FG to take over Abuja empty houses, sell them
Chairman, Special Presidential Investigation Panel for the Recovery of Public Property, Mr Okoi Obono-Obla, said yesterday, that the Federal Government would soon take over Abuja empty houses and sell them.
Obono-Obla, who is also the Senior Special Assistant to the President on Prosecution, made this known when the Say no Campaign, a civil society organisation, paid a courtesy call on him in Abuja. He said there was need for the government to collaborate with civil society groups to search out property of looters of national treasury. He said: “I want the houses taken over, that is where CSOs will have to work together with us.
We have to take over those buildings and sell them and maybe put the money into education for our children. “I was appointed to work to galvanise the anti- corruption war. This assignment is a very important one and I will do it well.” Obono-Obla said there was a law known as the Recovery of Public Property Special Provisions Act, which had been in existence for the past 40 years without being implemented by successive regimes.
He said if that law was used, corruption would have been reduced drastically in Nigeria. He said the law stated that anyone who lied about his assets would go to prison for 21 years and if they had assets more than their earning, their punishment was life imprisonment.
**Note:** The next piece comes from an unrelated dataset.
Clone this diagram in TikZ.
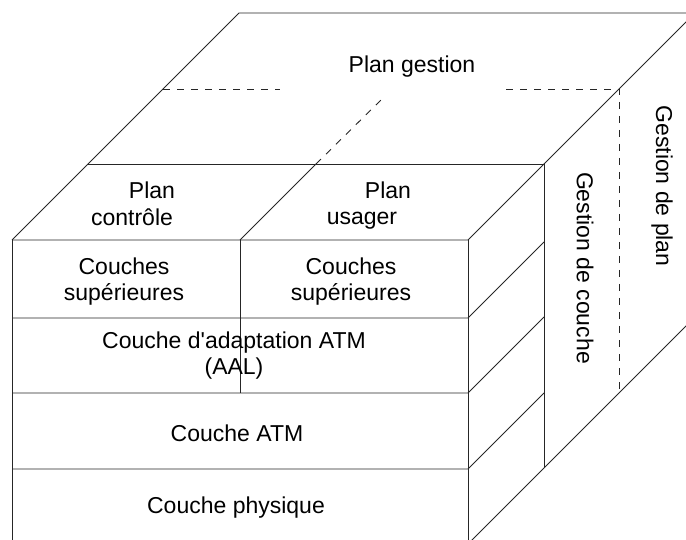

The prosecutor said that his office was ready to collaborate with civil society groups to fight corruption and urged them to submit the names of people who owned property illegally, especially public servants.
“This is because I have been asked to focus on public sector corruption,” he said. Earlier, Mr Ezenwa Nwagwu, one of the conveners of the Say no Campaign, said the campaign was birthed to fight corruption, impunity, rape and election rigging.
Nwagwu said the group sought partnership with the prosecution office because of his passion to fight corruption, adding that his appointment as chairman would help prosecution in Nigeria.
He said the group had been worried about prosecutions in Nigeria, especially that of anti corruption agencies, because sometimes there were compromising issues that were involved.
He said:“So we want to be able to screen out particular areas where we will be coming in to assist you and if there are collaborative areas you think we can also collaborate, the CSOs will be able to do so.”